Most photographers probably don’t think of Photoshop texture overlays as photo editing tools. They’re more for special effects and creating digital art, right? It’s true that those are common applications for them. Textures can be used in more subtle ways to enhance your photos, though. Let’s look at some examples of using them in ways you might not have considered.
I’m going to walk through how I used overlays on an image I took many years ago with one of my first digital cameras, an Olympus E-10. I chose this image because it’s a good example of creating something from nothing. Here’s the exposure data:
- Focal Length: 17mm
- Shutter Speed: 1/125s
- Aperture: f/3.6
and here’s the original image, which was disappointing:
I’ve always liked this shot artistically, but blown out highlights and low resolution made it a difficult fix. Sadly, it just took up space on the hard drive for a long time. Eventually, I decided to play with it a bit. I did some careful cloning on the rocks on the left and made some tone adjustments. Next, I cropped it according to the Rule of Thirds. Here’s the result:
While I was much happier with this version, the rocks on the left didn’t have any recoverable detail. I also wanted to play up the light reflected on the boy’s face. I felt that the rock ceiling above his head was a good place to enhance the reflection effect by adding a little mottled light.
Photoshop Texture 1
I ran the Texture Applicator Plus Action and browsed through the Texture Play Overlays for one with a fairly marbled look. When the Smart Object came up, I sized it to match the photo and then let the action run. Here’s where the process gets fun! Checking the the blending mode layers in the Textures group created, I liked the contrast that Hard Light gave me. Setting the opacity at 82% gave me the light and shadows I wanted. Finally, I used a big, soft-edged brush to mask out the overlay where I didn’t want the effect.
Photoshop Texture 2
Time to deal with those blown-out areas. This time, I used the Slate texture from the Topper selection in the overlays package. Soft Light was the blend mode I chose, at 11% opacity. A quick brush around the central area to mask it and we’re done – almost.
Photoshop Texture 3
This texture was nice, but a bit too uniform. To break it up a bit, I ran the action one more time with the Weathered Rock Topper. (That sounds like a good fit, no?) The Overlay blend mode at 12% opacity gave me a nice, random look with the right tone. This was much closer to what I wanted.
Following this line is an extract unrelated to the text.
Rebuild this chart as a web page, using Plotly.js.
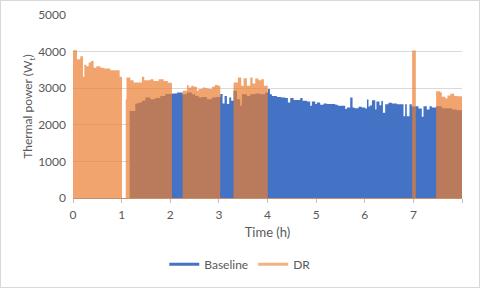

Okay, at this point I had a nice texture that matched the color of the rock. It was still a little overexposed in places, so I grabbed the Burn Tool. I worked on highlights, shadows and midtones separately, keeping the exposure setting very low. The rocks gradually gained form and the texture in the mortar started to show. I didn’t take it too far, since I wanted to retain the directional quality of the light. The before and after slider at the beginning of this post shows the result after burning:
Am I finished with this photo? I’m not sure, but I think it’s vastly improved. It’s still a relatively low-resolution photo from a 4-megapixel camera. Despite that, it’s an image I wouldn’t mind using online.
The real point I want to make here is that the Photoshop texture overlays haven’t made this look unnatural. Instead, I’ve used them to create texture where there was none in the original. Considering the blown out highlights, that would have been virtually impossible by the standard methods. The free Texture Applicator Plus application made this a very simple process.
These examples just scratch the surface of what you can do with Photoshop texture overlays. I’ll provide some other ideas in a future post. Have fun!